TASK REQUIREMENTS: Lines that include the word "chart" are the ones to copy.

# start of DATA

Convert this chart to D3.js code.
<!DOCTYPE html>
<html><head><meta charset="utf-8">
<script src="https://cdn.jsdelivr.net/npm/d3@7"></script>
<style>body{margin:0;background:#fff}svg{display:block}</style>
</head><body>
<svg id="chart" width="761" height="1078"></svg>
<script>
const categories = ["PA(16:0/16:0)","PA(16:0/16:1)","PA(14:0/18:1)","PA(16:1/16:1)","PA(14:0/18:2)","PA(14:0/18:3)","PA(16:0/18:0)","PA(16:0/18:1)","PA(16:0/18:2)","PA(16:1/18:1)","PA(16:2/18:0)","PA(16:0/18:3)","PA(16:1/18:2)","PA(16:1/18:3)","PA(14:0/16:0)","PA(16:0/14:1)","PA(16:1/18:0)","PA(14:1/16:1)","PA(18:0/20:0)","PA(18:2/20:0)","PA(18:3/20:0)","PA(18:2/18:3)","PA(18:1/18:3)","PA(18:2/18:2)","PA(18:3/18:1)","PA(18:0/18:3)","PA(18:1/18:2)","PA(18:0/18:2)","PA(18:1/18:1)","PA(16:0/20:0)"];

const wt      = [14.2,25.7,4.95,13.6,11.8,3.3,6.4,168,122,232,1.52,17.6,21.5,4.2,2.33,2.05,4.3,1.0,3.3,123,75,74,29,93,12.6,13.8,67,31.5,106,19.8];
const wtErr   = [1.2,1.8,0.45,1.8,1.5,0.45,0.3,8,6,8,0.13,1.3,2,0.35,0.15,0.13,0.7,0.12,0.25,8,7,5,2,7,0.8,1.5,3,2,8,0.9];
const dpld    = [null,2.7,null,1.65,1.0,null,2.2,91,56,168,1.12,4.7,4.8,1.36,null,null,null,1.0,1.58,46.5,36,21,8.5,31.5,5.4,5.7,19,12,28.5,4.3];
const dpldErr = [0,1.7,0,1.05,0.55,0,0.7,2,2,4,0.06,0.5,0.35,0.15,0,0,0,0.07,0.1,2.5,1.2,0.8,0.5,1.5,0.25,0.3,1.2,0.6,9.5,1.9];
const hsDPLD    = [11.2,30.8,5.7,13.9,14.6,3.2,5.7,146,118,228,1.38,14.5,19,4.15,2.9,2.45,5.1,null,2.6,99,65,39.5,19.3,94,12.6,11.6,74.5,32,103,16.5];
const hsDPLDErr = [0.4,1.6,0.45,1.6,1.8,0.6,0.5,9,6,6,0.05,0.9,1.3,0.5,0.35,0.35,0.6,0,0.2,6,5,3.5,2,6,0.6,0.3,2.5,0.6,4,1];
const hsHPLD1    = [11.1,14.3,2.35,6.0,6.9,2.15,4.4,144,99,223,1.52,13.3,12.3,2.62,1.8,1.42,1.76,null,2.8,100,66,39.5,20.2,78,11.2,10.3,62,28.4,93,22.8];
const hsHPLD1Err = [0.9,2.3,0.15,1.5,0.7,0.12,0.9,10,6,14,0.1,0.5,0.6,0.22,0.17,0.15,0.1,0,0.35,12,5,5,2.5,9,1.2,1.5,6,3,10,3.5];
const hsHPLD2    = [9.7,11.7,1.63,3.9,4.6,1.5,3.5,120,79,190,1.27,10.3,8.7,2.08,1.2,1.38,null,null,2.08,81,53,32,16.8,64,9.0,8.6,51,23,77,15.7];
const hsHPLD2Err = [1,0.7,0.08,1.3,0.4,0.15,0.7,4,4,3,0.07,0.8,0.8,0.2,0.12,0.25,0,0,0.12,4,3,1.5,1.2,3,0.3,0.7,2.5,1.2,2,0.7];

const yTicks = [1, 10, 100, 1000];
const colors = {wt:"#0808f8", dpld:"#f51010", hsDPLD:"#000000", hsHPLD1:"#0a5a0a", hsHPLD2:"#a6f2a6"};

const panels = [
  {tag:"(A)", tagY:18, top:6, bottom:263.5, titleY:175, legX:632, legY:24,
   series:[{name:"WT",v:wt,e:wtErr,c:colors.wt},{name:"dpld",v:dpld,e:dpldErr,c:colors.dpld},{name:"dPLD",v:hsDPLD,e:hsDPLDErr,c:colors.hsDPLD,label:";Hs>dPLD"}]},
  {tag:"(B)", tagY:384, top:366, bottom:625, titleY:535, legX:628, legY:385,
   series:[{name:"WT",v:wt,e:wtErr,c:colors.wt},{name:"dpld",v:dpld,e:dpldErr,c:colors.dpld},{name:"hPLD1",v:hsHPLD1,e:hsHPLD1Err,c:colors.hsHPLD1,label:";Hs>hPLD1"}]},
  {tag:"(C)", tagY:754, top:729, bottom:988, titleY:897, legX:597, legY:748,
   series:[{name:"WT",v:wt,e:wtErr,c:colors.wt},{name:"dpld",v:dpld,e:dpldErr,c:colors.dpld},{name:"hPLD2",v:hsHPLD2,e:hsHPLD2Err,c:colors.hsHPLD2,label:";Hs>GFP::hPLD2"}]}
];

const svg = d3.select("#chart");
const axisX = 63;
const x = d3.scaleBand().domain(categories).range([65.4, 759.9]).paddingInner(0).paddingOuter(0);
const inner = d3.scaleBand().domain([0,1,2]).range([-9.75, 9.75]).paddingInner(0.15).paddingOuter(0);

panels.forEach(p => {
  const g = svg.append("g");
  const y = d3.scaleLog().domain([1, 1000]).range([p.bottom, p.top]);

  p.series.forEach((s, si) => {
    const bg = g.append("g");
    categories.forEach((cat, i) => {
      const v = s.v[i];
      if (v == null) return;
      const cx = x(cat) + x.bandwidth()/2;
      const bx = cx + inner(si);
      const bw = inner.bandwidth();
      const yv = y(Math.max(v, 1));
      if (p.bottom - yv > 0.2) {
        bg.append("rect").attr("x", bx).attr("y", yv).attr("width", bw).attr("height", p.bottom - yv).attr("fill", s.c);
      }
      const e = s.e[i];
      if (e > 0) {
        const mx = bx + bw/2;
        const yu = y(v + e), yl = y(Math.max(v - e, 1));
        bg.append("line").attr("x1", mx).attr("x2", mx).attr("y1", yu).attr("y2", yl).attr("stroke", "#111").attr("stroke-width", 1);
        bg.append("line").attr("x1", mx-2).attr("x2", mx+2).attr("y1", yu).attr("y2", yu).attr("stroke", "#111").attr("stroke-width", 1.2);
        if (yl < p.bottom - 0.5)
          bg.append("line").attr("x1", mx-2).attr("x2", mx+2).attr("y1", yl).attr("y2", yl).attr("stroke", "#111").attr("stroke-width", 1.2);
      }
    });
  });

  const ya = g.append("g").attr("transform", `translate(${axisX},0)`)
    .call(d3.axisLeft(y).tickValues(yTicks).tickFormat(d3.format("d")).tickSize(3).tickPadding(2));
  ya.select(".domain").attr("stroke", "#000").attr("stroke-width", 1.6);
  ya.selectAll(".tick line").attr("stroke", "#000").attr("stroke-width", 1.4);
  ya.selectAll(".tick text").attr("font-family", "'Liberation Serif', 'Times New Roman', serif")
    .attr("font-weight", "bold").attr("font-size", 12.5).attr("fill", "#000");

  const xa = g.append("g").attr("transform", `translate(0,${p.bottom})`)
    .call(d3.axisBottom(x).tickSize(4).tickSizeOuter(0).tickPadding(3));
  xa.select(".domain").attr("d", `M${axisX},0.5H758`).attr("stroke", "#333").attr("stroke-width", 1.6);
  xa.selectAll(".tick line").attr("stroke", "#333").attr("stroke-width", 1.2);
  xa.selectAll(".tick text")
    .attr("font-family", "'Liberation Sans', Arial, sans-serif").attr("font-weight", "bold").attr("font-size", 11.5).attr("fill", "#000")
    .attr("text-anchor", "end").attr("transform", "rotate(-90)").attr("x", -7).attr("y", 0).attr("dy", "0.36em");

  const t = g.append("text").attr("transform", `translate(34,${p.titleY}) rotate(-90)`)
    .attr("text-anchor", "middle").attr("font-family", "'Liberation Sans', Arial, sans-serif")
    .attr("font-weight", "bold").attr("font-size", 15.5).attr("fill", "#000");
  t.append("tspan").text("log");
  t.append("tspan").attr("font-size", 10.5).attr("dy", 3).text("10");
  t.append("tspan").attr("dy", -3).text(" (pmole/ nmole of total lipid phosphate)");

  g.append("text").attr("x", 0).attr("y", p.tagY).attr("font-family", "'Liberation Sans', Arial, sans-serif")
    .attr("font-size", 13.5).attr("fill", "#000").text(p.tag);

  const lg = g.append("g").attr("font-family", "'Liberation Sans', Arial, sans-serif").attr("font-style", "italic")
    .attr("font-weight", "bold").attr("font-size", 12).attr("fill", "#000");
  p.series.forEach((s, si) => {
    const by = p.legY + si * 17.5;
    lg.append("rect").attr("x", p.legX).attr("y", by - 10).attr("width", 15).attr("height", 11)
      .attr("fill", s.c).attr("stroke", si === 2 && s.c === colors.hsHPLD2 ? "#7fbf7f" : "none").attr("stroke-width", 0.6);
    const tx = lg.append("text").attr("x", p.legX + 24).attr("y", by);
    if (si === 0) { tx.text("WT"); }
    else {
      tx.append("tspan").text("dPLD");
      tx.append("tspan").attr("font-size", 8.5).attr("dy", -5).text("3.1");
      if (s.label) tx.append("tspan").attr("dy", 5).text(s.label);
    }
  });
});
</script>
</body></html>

# end of DATA

SOLUTION FOR THIS TASK:
Convert this chart to D3.js code.
<svg id="chart" width="761" height="1078"></svg>
const svg = d3.select("#chart");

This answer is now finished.